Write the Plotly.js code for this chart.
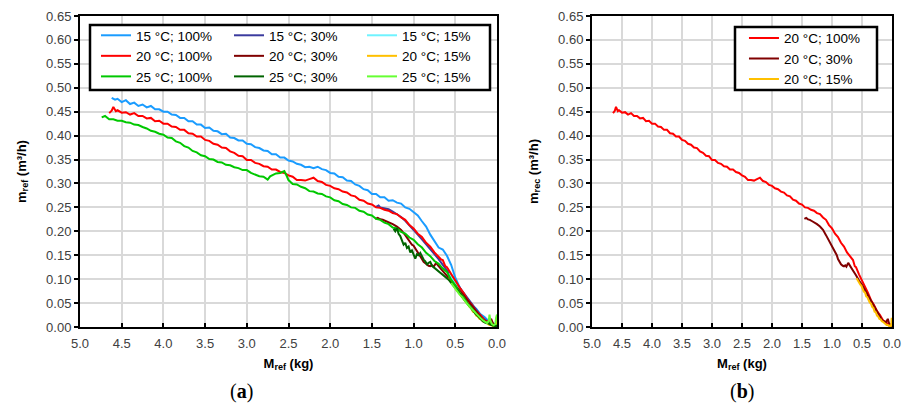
<!DOCTYPE html>
<html>
<head>
<meta charset="utf-8">
<script src="https://cdn.plot.ly/plotly-3.0.1.min.js"></script>
<style>html,body{margin:0;padding:0;background:#fff;}#chart{width:902px;height:403px;}</style>
</head>
<body>
<div id="chart"></div>
<script>
// ---- Data (x = M_ref in kg, y = flow in m3/h) ----
const seriesNames = ["15 °C; 100%", "15 °C; 30%", "15 °C; 15%",
                     "20 °C; 100%", "20 °C; 30%", "20 °C; 15%",
                     "25 °C; 100%", "25 °C; 30%", "25 °C; 15%"];

const m15_100 = [4.62,4.58,4.55,4.50,4.45,4.40,4.35,4.30,4.25,4.20,4.15,4.10,4.05,4.00,3.95,3.90,3.85,3.80,3.75,3.70,3.65,3.60,3.55,3.50,3.45,3.40,3.35,3.30,3.25,3.20,3.15,3.10,3.05,3.00,2.95,2.90,2.85,2.80,2.75,2.70,2.65,2.60,2.55,2.50,2.45,2.40,2.35,2.30,2.25,2.20,2.15,2.10,2.05,2.00,1.95,1.90,1.85,1.80,1.75,1.70,1.65,1.60,1.55,1.50,1.45,1.40,1.35,1.30,1.25,1.20,1.15,1.10,1.05,1.00,0.95,0.90,0.85,0.80,0.75,0.70,0.65,0.60,0.55,0.50,0.45,0.40,0.35,0.30,0.25,0.20,0.15,0.10,0.05,0.00];
const q15_100 = [.479,.475,.477,.470,.474,.466,.469,.462,.465,.459,.462,.455,.455,.450,.450,.444,.443,.437,.437,.430,.430,.423,.423,.416,.417,.410,.409,.403,.404,.396,.395,.390,.390,.383,.382,.376,.374,.369,.368,.361,.361,.354,.354,.348,.346,.341,.339,.334,.335,.332,.335,.330,.328,.322,.321,.314,.313,.306,.305,.298,.295,.288,.286,.278,.278,.271,.271,.264,.265,.260,.258,.250,.247,.239,.233,.221,.210,.193,.180,.166,.162,.149,.130,.103,.084,.067,.057,.045,.038,.027,.021,.012,.008,.004];

const m15_30 = [1.45,1.42,1.40,1.35,1.30,1.25,1.20,1.15,1.10,1.05,1.00,0.95,0.90,0.85,0.80,0.75,0.70,0.65,0.60,0.55,0.50,0.45,0.40,0.35,0.30,0.25,0.20,0.15,0.10,0.05,0.00];
const q15_30 = [.251,.254,.250,.248,.246,.241,.236,.230,.222,.213,.203,.193,.183,.173,.163,.152,.142,.130,.119,.107,.095,.083,.071,.059,.047,.036,.025,.016,.009,.004,.002];

const m15_15 = [0.58,0.55,0.52,0.50,0.47,0.45,0.42,0.40,0.37,0.35,0.32,0.30,0.27,0.25,0.22,0.20,0.17,0.15,0.12,0.10,0.07,0.05,0.02,0.00];
const q15_15 = [.112,.104,.097,.091,.083,.079,.071,.066,.058,.054,.046,.041,.034,.030,.024,.020,.015,.012,.008,.006,.004,.003,.002,.003];

const m20_100 = [4.65,4.62,4.60,4.57,4.55,4.50,4.45,4.40,4.35,4.30,4.25,4.20,4.15,4.10,4.05,4.00,3.95,3.90,3.85,3.80,3.75,3.70,3.65,3.60,3.55,3.50,3.45,3.40,3.35,3.30,3.25,3.20,3.15,3.10,3.05,3.00,2.95,2.90,2.85,2.80,2.75,2.70,2.65,2.60,2.55,2.50,2.45,2.40,2.35,2.30,2.25,2.20,2.15,2.10,2.05,2.00,1.95,1.90,1.85,1.80,1.75,1.70,1.65,1.60,1.55,1.50,1.45,1.40,1.35,1.30,1.25,1.20,1.15,1.10,1.05,1.00,0.95,0.90,0.85,0.80,0.75,0.70,0.67,0.65,0.62,0.60,0.55,0.50,0.45,0.40,0.35,0.30,0.25,0.20,0.15,0.10,0.05,0.00];
const q20_100 = [.447,.452,.460,.451,.453,.448,.449,.444,.447,.441,.441,.436,.437,.430,.431,.425,.425,.419,.418,.412,.412,.405,.404,.398,.398,.391,.389,.383,.381,.375,.374,.367,.364,.358,.357,.349,.349,.343,.341,.336,.335,.329,.329,.324,.322,.317,.314,.307,.307,.306,.309,.312,.305,.303,.297,.295,.290,.288,.283,.281,.275,.273,.266,.264,.258,.256,.250,.249,.245,.243,.238,.236,.229,.224,.213,.206,.195,.188,.176,.168,.156,.147,.141,.140,.127,.125,.110,.098,.083,.071,.056,.046,.033,.025,.014,.010,.004,.002];

const m20_30 = [1.46,1.43,1.40,1.37,1.33,1.30,1.25,1.20,1.15,1.10,1.05,1.02,1.00,0.97,0.95,0.92,0.90,0.88,0.85,0.82,0.80,0.78,0.76,0.73,0.70,0.67,0.64,0.60,0.57,0.55,0.50,0.45,0.40,0.35,0.30,0.25,0.20,0.17,0.14,0.10,0.07,0.05,0.02,0.00];
const q20_30 = [.226,.228,.225,.224,.221,.219,.215,.210,.203,.192,.180,.172,.170,.162,.158,.150,.142,.136,.131,.128,.127,.129,.126,.134,.127,.121,.116,.108,.101,.097,.088,.077,.066,.055,.044,.033,.020,.015,.012,.010,.017,.008,.003,.002];

const m20_15 = [0.59,0.57,0.55,0.53,0.51,0.49,0.47,0.45,0.43,0.41,0.39,0.37,0.35,0.33,0.31,0.29,0.27,0.25,0.23,0.21,0.19,0.17,0.15,0.13,0.11,0.09,0.07,0.05,0.03,0.02,0.01,0.005,0.00];
const q20_15 = [.102,.097,.094,.089,.086,.078,.074,.072,.064,.062,.056,.051,.049,.042,.040,.032,.031,.024,.022,.017,.016,.012,.011,.008,.007,.004,.004,.002,.003,.001,.008,.019,.012];

const m25_100 = [4.74,4.70,4.65,4.60,4.55,4.50,4.45,4.40,4.35,4.30,4.25,4.20,4.15,4.10,4.05,4.00,3.95,3.90,3.85,3.80,3.75,3.70,3.65,3.60,3.55,3.50,3.45,3.40,3.35,3.30,3.25,3.20,3.15,3.10,3.05,3.00,2.95,2.90,2.85,2.80,2.75,2.72,2.70,2.65,2.60,2.55,2.52,2.50,2.45,2.40,2.35,2.30,2.25,2.20,2.15,2.10,2.05,2.00,1.95,1.90,1.85,1.80,1.75,1.70,1.65,1.60,1.55,1.50,1.45,1.40,1.35,1.30,1.25,1.20,1.15,1.10,1.05,1.00,0.95,0.90,0.85,0.80,0.75,0.70,0.65,0.60,0.55,0.50,0.45,0.40,0.35,0.30,0.25,0.20,0.15,0.10,0.05,0.00];
const q25_100 = [.438,.441,.434,.434,.431,.431,.428,.427,.423,.422,.418,.415,.410,.408,.404,.402,.396,.395,.388,.385,.378,.375,.368,.365,.359,.357,.351,.350,.345,.344,.339,.338,.334,.332,.328,.328,.322,.319,.315,.314,.308,.315,.317,.321,.322,.326,.315,.307,.299,.298,.293,.290,.284,.283,.279,.278,.273,.271,.265,.263,.257,.255,.250,.249,.243,.241,.235,.233,.226,.224,.218,.215,.208,.206,.199,.195,.187,.182,.173,.166,.155,.148,.138,.132,.122,.115,.099,.087,.072,.062,.048,.039,.027,.020,.011,.008,.003,.003];

const m25_30 = [1.24,1.22,1.20,1.18,1.16,1.14,1.12,1.10,1.08,1.06,1.04,1.02,1.00,0.98,0.96,0.94,0.92,0.90,0.88,0.86,0.84,0.82,0.80,0.78,0.76,0.74,0.72,0.70,0.67,0.64,0.61,0.58,0.55,0.52,0.50,0.47,0.44,0.41,0.38,0.35,0.32,0.29,0.26,0.23,0.20,0.17,0.14,0.11,0.08,0.05,0.02,0.00];
const q25_30 = [.205,.200,.207,.195,.190,.180,.172,.176,.165,.168,.156,.160,.150,.143,.152,.150,.155,.146,.141,.137,.131,.134,.136,.128,.125,.122,.120,.117,.112,.108,.104,.099,.092,.086,.082,.075,.069,.061,.055,.048,.041,.035,.028,.022,.017,.012,.009,.008,.005,.003,.002,.002];

const m25_15 = [0.55,0.52,0.50,0.47,0.45,0.42,0.40,0.37,0.35,0.32,0.30,0.27,0.25,0.22,0.20,0.17,0.15,0.12,0.10,0.09,0.08,0.06,0.04,0.02,0.01,0.00];
const q25_15 = [.092,.085,.079,.074,.068,.063,.058,.052,.047,.041,.037,.031,.027,.022,.019,.014,.011,.008,.012,.026,.014,.006,.004,.006,.020,.026];

const xTickVals = [5.0,4.5,4.0,3.5,3.0,2.5,2.0,1.5,1.0,0.5,0.0];
const yTickVals = [0,0.05,0.10,0.15,0.20,0.25,0.30,0.35,0.40,0.45,0.50,0.55,0.60,0.65];

// ---- styling ----
const colors = ["#1a9cff", "#3b3b9e", "#6ff3ff",
                "#ff0000", "#800000", "#ffc000",
                "#00c800", "#006400", "#66ff33"];
const FONT = "Arial, 'Liberation Sans', sans-serif";

const xs = [m15_100, m15_30, m15_15, m20_100, m20_30, m20_15, m25_100, m25_30, m25_15];
const ys = [q15_100, q15_30, q15_15, q20_100, q20_30, q20_15, q25_100, q25_30, q25_15];
const legendCols = ["legend", "legend2", "legend3"];

const traces = [];
for (let i = 0; i < 9; i++) {
  traces.push({
    type: "scatter", mode: "lines",
    x: xs[i], y: ys[i], name: seriesNames[i],
    line: {color: colors[i], width: 2},
    xaxis: "x", yaxis: "y",
    legend: legendCols[i % 3], legendgroup: "a" + i
  });
}
// panel (b): 20 °C series
for (const i of [3, 4, 5]) {
  traces.push({
    type: "scatter", mode: "lines",
    x: xs[i], y: ys[i], name: seriesNames[i],
    line: {color: colors[i], width: 2},
    xaxis: "x2", yaxis: "y2",
    legend: "legend4", legendgroup: "b" + i
  });
}

// plot area: l=80, r=10, t=16, b=76  -> 812 x 311 px
function xAxis(domain) {
  return {
    domain: domain, range: [5, 0], autorange: false,
    tickvals: xTickVals, tickformat: ".1f",
    showgrid: true, gridcolor: "#d9d9d9", gridwidth: 2,
    zeroline: false, showline: true, linecolor: "#000", linewidth: 2, mirror: true,
    ticks: "inside", ticklen: 4, tickwidth: 1.5, tickcolor: "#000",
    ticklabelstandoff: 3,
    tickfont: {family: FONT, size: 13, color: "#404040"},
    title: {text: "<b>M<sub>ref</sub> (kg)</b>", font: {family: FONT, size: 13, color: "#000"}, standoff: 9}
  };
}
function yAxis(anchor, label) {
  return {
    domain: [0, 1], range: [0, 0.65], autorange: false, anchor: anchor,
    tickvals: yTickVals, tickformat: ".2f",
    showgrid: true, gridcolor: "#d9d9d9", gridwidth: 2,
    zeroline: false, showline: true, linecolor: "#000", linewidth: 2, mirror: true,
    ticks: "outside", ticklen: 4, tickwidth: 1.5, tickcolor: "#000",
    tickfont: {family: FONT, size: 13, color: "#404040"},
    title: {text: label, font: {family: FONT, size: 13, color: "#000"}, standoff: 17}
  };
}

const legFont = {family: FONT, size: 13.5, color: "#000"};
function leg(x, y, gap) {
  return {x: x, y: y, xanchor: "left", yanchor: "top", orientation: "v",
          bgcolor: "rgba(0,0,0,0)", borderwidth: 0, font: legFont,
          tracegroupgap: gap, itemwidth: 30, traceorder: "normal"};
}

const layout = {
  width: 902, height: 403,
  margin: {l: 80, r: 10, t: 16, b: 76},
  paper_bgcolor: "#fff", plot_bgcolor: "#fff",
  showlegend: true,
  xaxis: xAxis([0, 0.51355]),
  yaxis: yAxis("x", "<b>m<sub>ref</sub> (m³/h)</b>"),
  xaxis2: Object.assign(xAxis([0.63054, 1.0]), {anchor: "y2"}),
  yaxis2: yAxis("x2", "<b>m<sub>rec</sub> (m³/h)</b>"),
  legend: leg(0.0197, 0.9871, 1.5),
  legend2: leg(0.1835, 0.9871, 1.5),
  legend3: leg(0.3473, 0.9871, 1.5),
  legend4: leg(0.8177, 0.9785, 0),
  shapes: [
    {type: "rect", xref: "paper", yref: "paper", x0: 0.01232, x1: 0.50493, y0: 0.76206, y1: 0.97106,
     fillcolor: "#fff", line: {color: "#000", width: 2.5}, layer: "above"},
    {type: "rect", xref: "paper", yref: "paper", x0: 0.80665, x1: 0.98153, y0: 0.76206, y1: 0.96463,
     fillcolor: "#fff", line: {color: "#000", width: 2.5}, layer: "above"}
  ],
  annotations: [
    {text: "(<b>a</b>)", xref: "paper", yref: "paper", x: 0.19828, y: -0.209, showarrow: false,
     xanchor: "center", yanchor: "middle", font: {family: "'Liberation Serif', serif", size: 20, color: "#000"}},
    {text: "(<b>b</b>)", xref: "paper", yref: "paper", x: 0.81527, y: -0.209, showarrow: false,
     xanchor: "center", yanchor: "middle", font: {family: "'Liberation Serif', serif", size: 20, color: "#000"}}
  ]
};

Plotly.newPlot("chart", traces, layout, {displayModeBar: false, responsive: false});
</script>
</body>
</html>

....

Copy every line of the listing that contains the word "chart".

TASK RESPONSE>
Write the Plotly.js code for this chart.
<style>html,body{margin:0;padding:0;background:#fff;}#chart{width:902px;height:403px;}</style>
<div id="chart"></div>
Plotly.newPlot("chart", traces, layout, {displayModeBar: false, responsive: false});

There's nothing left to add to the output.